Less than six months after Australia’s carbon tax was introduced, Australia’s listed companies are already shifting their focus from the risk to business of carbon pricing, to the risk of failing to implement effective low-carbon business strategies. Well, most of them, anyway. A new report issued today by the Carbon Disclosure Project has found that the number of ASX200 companies identifying risks from carbon pricing fell 12 per cent on last year, and only 3 per cent of responding companies rated risks associated with carbon pricing as high.
“Most businesses are handling the introduction of carbon pricing with minimal upheaval,” said Brad Pollock, lead partner in sustainability at Deloitte Australia, who wrote the CDP Australia and New Zealand Climate Change Report 2012 on behalf of 655 institutional investors representing $US78 trillion in assets. “Companies have continued to take action on the implementation of energy efficiency opportunities at an even greater rate and scale than 2011.”
The report also noted, however, a “less than strategic approach” among the ASX200 companies in high emitting sectors – with many of them still lacking emission reduction targets. “The focus on implementation of energy efficiency initiatives, at times in the absence of clear corporate emission reduction targets, indicates a less than strategic approach by many companies, and may be contributing to delayed action and higher than necessary costs to businesses in the medium to longer term,” Pollock said.
The report found that property companies (Commonwealth Property Office Fund, CFS Retail Property Trust, Mirvac Group), and banks (National Australia Bank and Insurance Australia Group) were the strongest carbon performers in the ASX200 overall, while ASX200 airlines (Qantas Airways was the equal-highest scoring company, alongside Commonwealth Property Office Fund, on the CPD 2012 ASX200 CPLI), and retailers have made significant improvements in the quality of their CDP climate change disclosures this year.

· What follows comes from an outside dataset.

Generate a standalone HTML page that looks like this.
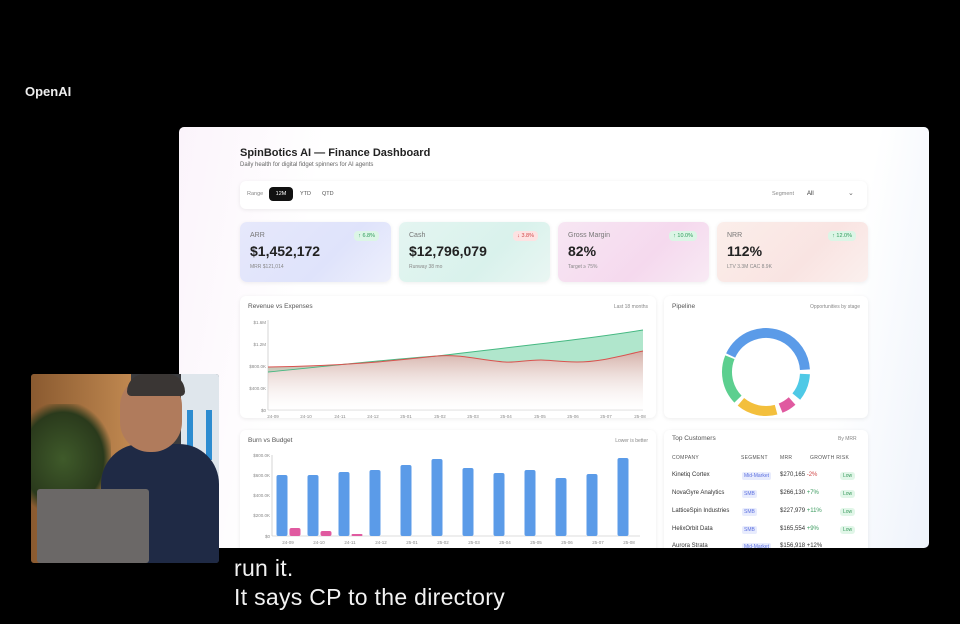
<!DOCTYPE html>
<html><head><meta charset="utf-8"><style>
*{margin:0;padding:0;box-sizing:border-box}
body{width:960px;height:624px;background:#000;position:relative;overflow:hidden;font-family:"Liberation Sans",sans-serif}
.a{position:absolute}
.dash{left:179px;top:127px;width:750px;height:421px;background:linear-gradient(100deg,#fbf4fb 0%,#fff 18%,#fff 85%,#eef3fb 100%);border-radius:5px;overflow:hidden}
.card{position:absolute;background:#fff;border-radius:6px;box-shadow:0 1px 4px rgba(0,0,0,.08)}
.t{position:absolute;white-space:nowrap}
.kpi{position:absolute;top:95px;width:151px;height:60px;border-radius:7px;box-shadow:0 1px 4px rgba(0,0,0,.07)}
.kpi .l{position:absolute;left:10px;top:10px;font-size:7px;color:#777}
.kpi .v{position:absolute;left:10px;top:21px;font-size:14px;font-weight:bold;color:#222}
.kpi .s{position:absolute;left:10px;top:42px;font-size:5px;color:#888}
.kpi .b{position:absolute;right:12px;top:9px;font-size:5.5px;padding:2px 4px;border-radius:4px}
.g{background:#dcf5e6;color:#2e9a5a}.r{background:#fde2e2;color:#d04848}
.tb{font-size:6px;color:#333}
.seg{font-size:5px;color:#5b6fe0;background:#e8ecfd;padding:1px 2px;border-radius:2px}
.low{font-size:5px;color:#3a9a5e;background:#e1f6e8;padding:1px 3px;border-radius:3px}
</style></head><body>
<div class="t" style="left:25px;top:84px;color:#eee;font-size:13px;font-weight:bold">OpenAI</div>
<div class="a dash">
 <div class="t" style="left:61px;top:20px;font-size:11px;font-weight:bold;color:#222">SpinBotics AI — Finance Dashboard</div>
 <div class="t" style="left:61px;top:35px;font-size:6px;color:#666">Daily health for digital fidget spinners for AI agents</div>
 <div class="card" style="left:61px;top:54px;width:627px;height:28px">
  <div class="t" style="left:7px;top:10px;font-size:5.5px;color:#888">Range</div>
  <div class="t" style="left:29px;top:6px;width:24px;height:14px;background:#111;border-radius:4px;color:#fff;font-size:5.5px;text-align:center;line-height:14px">12M</div>
  <div class="t" style="left:60px;top:10px;font-size:5.5px;color:#555">YTD</div>
  <div class="t" style="left:82px;top:10px;font-size:5.5px;color:#555">QTD</div>
  <div class="t" style="left:532px;top:10px;font-size:5.5px;color:#888">Segment</div>
  <div class="t" style="left:567px;top:10px;font-size:6px;color:#333">All</div>
  <div class="t" style="left:608px;top:8px;font-size:7px;color:#666">⌄</div>
 </div>
 <div class="kpi" style="left:61px;background:linear-gradient(135deg,#e6e8fb,#dfe3fb 60%,#eef0fc)"><div class="l">ARR</div><div class="v">$1,452,172</div><div class="s">MRR $121,014</div><div class="b g">↑ 6.8%</div></div>
 <div class="kpi" style="left:220px;background:linear-gradient(135deg,#e4f5f1,#d9f2ec 60%,#eaf6f3)"><div class="l">Cash</div><div class="v">$12,796,079</div><div class="s">Runway 38 mo</div><div class="b r">↓ 3.8%</div></div>
 <div class="kpi" style="left:379px;background:linear-gradient(135deg,#f7e6f3,#f5d9ee 60%,#f8eaf4)"><div class="l">Gross Margin</div><div class="v">82%</div><div class="s">Target ≥ 75%</div><div class="b g">↑ 10.0%</div></div>
 <div class="kpi" style="left:538px;background:linear-gradient(135deg,#fbeeea,#f9e4e2 60%,#fbf0ee)"><div class="l">NRR</div><div class="v">112%</div><div class="s">LTV 3.3M CAC 8.9K</div><div class="b g">↑ 12.0%</div></div>
 <div class="card" style="left:61px;top:169px;width:416px;height:122px"></div>
 <div class="card" style="left:485px;top:169px;width:204px;height:122px"></div>
 <div class="card" style="left:61px;top:303px;width:416px;height:130px"></div>
 <div class="card" style="left:485px;top:303px;width:204px;height:130px"></div>
</div>
<svg class="a" style="left:0;top:0" width="960" height="624" font-family="Liberation Sans, sans-serif">
 <defs><linearGradient id="rg" x1="0" y1="0" x2="0" y2="1"><stop offset="0" stop-color="#c99a90" stop-opacity=".8"/><stop offset="1" stop-color="#fff" stop-opacity=".2"/></linearGradient></defs>
 <text x="248" y="308" font-size="6.5" fill="#555">Revenue vs Expenses</text>
 <text x="648" y="308" font-size="5" fill="#888" text-anchor="end">Last 18 months</text>
 <g font-size="4.5" fill="#888" text-anchor="end"><text x="266" y="324">$1.6M</text><text x="266" y="346">$1.2M</text><text x="266" y="368">$800.0K</text><text x="266" y="390">$400.0K</text><text x="266" y="412">$0</text></g>
 <line x1="268" y1="320" x2="268" y2="410" stroke="#bbb" stroke-width=".6"/><line x1="268" y1="410" x2="643" y2="410" stroke="#bbb" stroke-width=".6"/>
 <path d="M268,372 C330,366 380,360 437,356 C520,346 580,340 643,330 L643,351 C620,356 600,362 577,362 C560,362 550,360 541,360 C525,360 515,363 505,362 C480,360 460,354 437,356 C400,360 350,366 268,367Z" fill="#8fdcb7" opacity=".7"/>
 <path d="M268,367 C350,366 400,360 437,356 C460,354 480,360 505,362 C515,363 525,360 541,360 C550,360 560,362 577,362 C600,362 620,356 643,351 L643,410 L268,410Z" fill="url(#rg)"/>
 <path d="M268,372 C330,366 380,360 437,356 C520,346 580,340 643,330" fill="none" stroke="#46b882" stroke-width="1"/>
 <path d="M268,367 C350,366 400,360 437,356 C460,354 480,360 505,362 C515,363 525,360 541,360 C550,360 560,362 577,362 C600,362 620,356 643,351" fill="none" stroke="#d9534f" stroke-width="1"/>
 <g font-size="4.5" fill="#888" text-anchor="middle"><text x="273" y="418">24-09</text><text x="306" y="418">24-10</text><text x="340" y="418">24-11</text><text x="373" y="418">24-12</text><text x="406" y="418">25-01</text><text x="440" y="418">25-02</text><text x="473" y="418">25-03</text><text x="506" y="418">25-04</text><text x="540" y="418">25-05</text><text x="573" y="418">25-06</text><text x="606" y="418">25-07</text><text x="640" y="418">25-08</text></g>
 <text x="672" y="308" font-size="6.5" fill="#555">Pipeline</text>
 <text x="860" y="308" font-size="5" fill="#888" text-anchor="end">Opportunities by stage</text>
 <g fill="none" stroke-width="10" transform="translate(766,372)">
  <circle r="39" stroke="#5b9be8" stroke-dasharray="103 300" transform="rotate(205)"/>
  <circle r="39" stroke="#4fc9e6" stroke-dasharray="24.5 300" transform="rotate(3)"/>
  <circle r="39" stroke="#e05aa0" stroke-dasharray="13.6 300" transform="rotate(48)"/>
  <circle r="39" stroke="#f3bf3c" stroke-dasharray="37.4 300" transform="rotate(75)"/>
  <circle r="39" stroke="#5ccf8f" stroke-dasharray="45 300" transform="rotate(136)"/>
 </g>
 <text x="248" y="442" font-size="6.5" fill="#555">Burn vs Budget</text>
 <text x="648" y="442" font-size="5" fill="#888" text-anchor="end">Lower is better</text>
 <g font-size="4.5" fill="#888" text-anchor="end"><text x="270" y="457">$800.0K</text><text x="270" y="477">$600.0K</text><text x="270" y="497">$400.0K</text><text x="270" y="517">$200.0K</text><text x="270" y="538">$0</text></g>
 <line x1="272" y1="455" x2="272" y2="536" stroke="#bbb" stroke-width=".6"/><line x1="272" y1="536" x2="640" y2="536" stroke="#bbb" stroke-width=".6"/>
 <g fill="#5b9be8">
  <rect x="276.5" y="475" width="11" height="61" rx="2"/><rect x="307.5" y="475" width="11" height="61" rx="2"/><rect x="338.5" y="472" width="11" height="64" rx="2"/><rect x="369.5" y="470" width="11" height="66" rx="2"/><rect x="400.5" y="465" width="11" height="71" rx="2"/><rect x="431.5" y="459" width="11" height="77" rx="2"/><rect x="462.5" y="468" width="11" height="68" rx="2"/><rect x="493.5" y="473" width="11" height="63" rx="2"/><rect x="524.5" y="470" width="11" height="66" rx="2"/><rect x="555.5" y="478" width="11" height="58" rx="2"/><rect x="586.5" y="474" width="11" height="62" rx="2"/><rect x="617.5" y="458" width="11" height="78" rx="2"/>
 </g>
 <g fill="#e05aa0"><rect x="289.5" y="528" width="11" height="8" rx="2"/><rect x="320.5" y="531" width="11" height="5" rx="2"/><rect x="351.5" y="534" width="11" height="2" rx="1"/></g>
 <g font-size="4.5" fill="#888" text-anchor="middle"><text x="288" y="544">24-09</text><text x="319" y="544">24-10</text><text x="350" y="544">24-11</text><text x="381" y="544">24-12</text><text x="412" y="544">25-01</text><text x="443" y="544">25-02</text><text x="474" y="544">25-03</text><text x="505" y="544">25-04</text><text x="536" y="544">25-05</text><text x="567" y="544">25-06</text><text x="598" y="544">25-07</text><text x="629" y="544">25-08</text></g>
</svg>
<div class="t" style="left:672px;top:435px;font-size:6.5px;color:#555">Top Customers</div>
<div class="t" style="left:838px;top:436px;font-size:5px;color:#888">By MRR</div>
<div class="t" style="left:672px;top:455px;font-size:5px;color:#555;letter-spacing:.3px">COMPANY</div>
<div class="t" style="left:741px;top:455px;font-size:5px;color:#555;letter-spacing:.3px">SEGMENT</div>
<div class="t" style="left:780px;top:455px;font-size:5px;color:#555;letter-spacing:.3px">MRR</div>
<div class="t" style="left:810px;top:455px;font-size:5px;color:#555;letter-spacing:.3px">GROWTH RISK</div>
<div class="t tb" style="left:672px;top:472px">Kinetiq Cortex</div><div class="t seg" style="left:742px;top:472px">Mid-Market</div><div class="t tb" style="left:780px;top:472px">$270,165 <span style="color:#d04848">-2%</span></div><div class="t low" style="left:840px;top:472px">Low</div>
<div class="t tb" style="left:672px;top:490px">NovaGyre Analytics</div><div class="t seg" style="left:742px;top:490px">SMB</div><div class="t tb" style="left:780px;top:490px">$266,130 <span style="color:#3a9a5e">+7%</span></div><div class="t low" style="left:840px;top:490px">Low</div>
<div class="t tb" style="left:672px;top:508px">LatticeSpin Industries</div><div class="t seg" style="left:742px;top:508px">SMB</div><div class="t tb" style="left:780px;top:508px">$227,979 <span style="color:#3a9a5e">+11%</span></div><div class="t low" style="left:840px;top:508px">Low</div>
<div class="t tb" style="left:672px;top:526px">HelixOrbit Data</div><div class="t seg" style="left:742px;top:526px">SMB</div><div class="t tb" style="left:780px;top:526px">$165,554 <span style="color:#3a9a5e">+9%</span></div><div class="t low" style="left:840px;top:526px">Low</div>
<div class="a" style="left:660px;top:542px;width:210px;height:6px;overflow:hidden"><div class="t tb" style="left:12px;top:1px">Aurora Strata</div><div class="t seg" style="left:82px;top:1px">Mid-Market</div><div class="t tb" style="left:120px;top:1px">$156,918 +12%</div></div>
<div class="a" style="left:31px;top:374px;width:188px;height:189px;border-radius:3px;overflow:hidden;background:#3a3b3e">
 <div class="a" style="left:0;top:0;width:100px;height:189px;background:linear-gradient(90deg,#8a5a30,#c08850)"></div>
 <div class="a" style="left:0;top:30px;width:80px;height:110px;background:radial-gradient(ellipse at 40% 50%,#3f5a2a,#2a3a1c 60%,transparent 75%)"></div>
 <div class="a" style="left:150px;top:0;width:38px;height:120px;background:#dfe6ec"></div>
 <div class="a" style="left:156px;top:36px;width:6px;height:50px;background:#2d8cd0"></div><div class="a" style="left:175px;top:36px;width:6px;height:50px;background:#2d8cd0"></div>
 <div class="a" style="left:70px;top:70px;width:118px;height:119px;border-radius:40px 40px 0 0;background:#1f2a45"></div>
 <div class="a" style="left:89px;top:2px;width:62px;height:76px;border-radius:30px;background:#b07b5c"></div>
 <div class="a" style="left:96px;top:0;width:58px;height:22px;border-radius:20px 20px 5px 5px;background:#3a3634"></div>
 <div class="a" style="left:6px;top:115px;width:112px;height:74px;border-radius:3px;background:#6b6867"></div>
</div>
<div class="t" style="left:234px;top:555px;font-size:23px;letter-spacing:.3px;color:#f2f2f2">run it.</div>
<div class="t" style="left:234px;top:584px;font-size:23px;letter-spacing:.3px;color:#f2f2f2">It says CP to the directory</div>
</body></html>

Australia gets carbon stamp of approval
As head of carbon trading for Standard Bank in the UK, Australian-born Geoff Sinclair has been involved in carbon schemes for most of the past decade, and says of Australia’s scheme that it has got it just about right. “The implementation has been remarkably well managed and the design is something that is really bankable.”
The key point, says Sinclair, is that it has gone to the trouble of establishing strong independent institutions, such as the Climate Change Authority and the Clean Energy Regulator. “It undoubtedly will have some teething problems, but the way the bureaucracy has been set up I’m quite confident they will deal with it quickly and efficiently – that’s quite a contrast to other places.”
He said the linking to EU allowed companies to hedge early and manage their risks properly, without having to worry about political uncertainty. Sinclair said there is some uncertainty about whether the scheme will continue beyond the next election, but this was tempered by the lack of a credible alternative to reduce emissions. “It is very robust and I think it is there to stay.”
In light of the importance of the independent institutions, it was something of a surprise that Greens leader Christine Milne was not invited to deliver a keynote speech at the Expo, as she had done in recent years. Milne and former leader Bob Brown were instrumental in delivering the carbon pricing package, along with the independents, and particularly the independent authorities.
Milne’s absence is all the more surprising given that her party is the only thing standing in the way of Abbott’s “blood pledge” to repeal the carbon price and his ability to do so. Indeed, the Greens ability to hold the balance of power, at least in the Senate, would seem critical to the future of policies such as the carbon price and the renewable energy target. Anyone who care to believe that either the Coalition or Labor would act in the absence of the Greens need only remind themselves of how Abbott took the leadership of the Liberal Party, and – despite the excellent work of Greg Combet and Mark Dreyfus – the recent speech by Labor’s chief whip Joel Fitzgibbon.
And in other news…
Queensland’s Fraser Coast Community Solar Farm – the Sunshine State’s first solar farm and largest ground-mounted solar installation – at Nikenbah was officially opened this morning. Built by Ingenero, the $2.7 million, 400kW Hervey Bay facility consists of 1,630 ground-mounted monocrystalline Suntech solar panels. It was fully funded by the Queensland government, and will offset power usage for Wide Bay Water Corporation.
And note to those ASX heavy hitters who are dragging the chain on their emissions targets: Former UN climate chief Yvo de Boer has warned than the IPCC climate report will “scare the wits out of everyone” and should provide the impetus needed for the world to finally sign an agreement to tackle global warming. “I’m confident those scientific findings will create new political momentum,” de Boer said in an interview.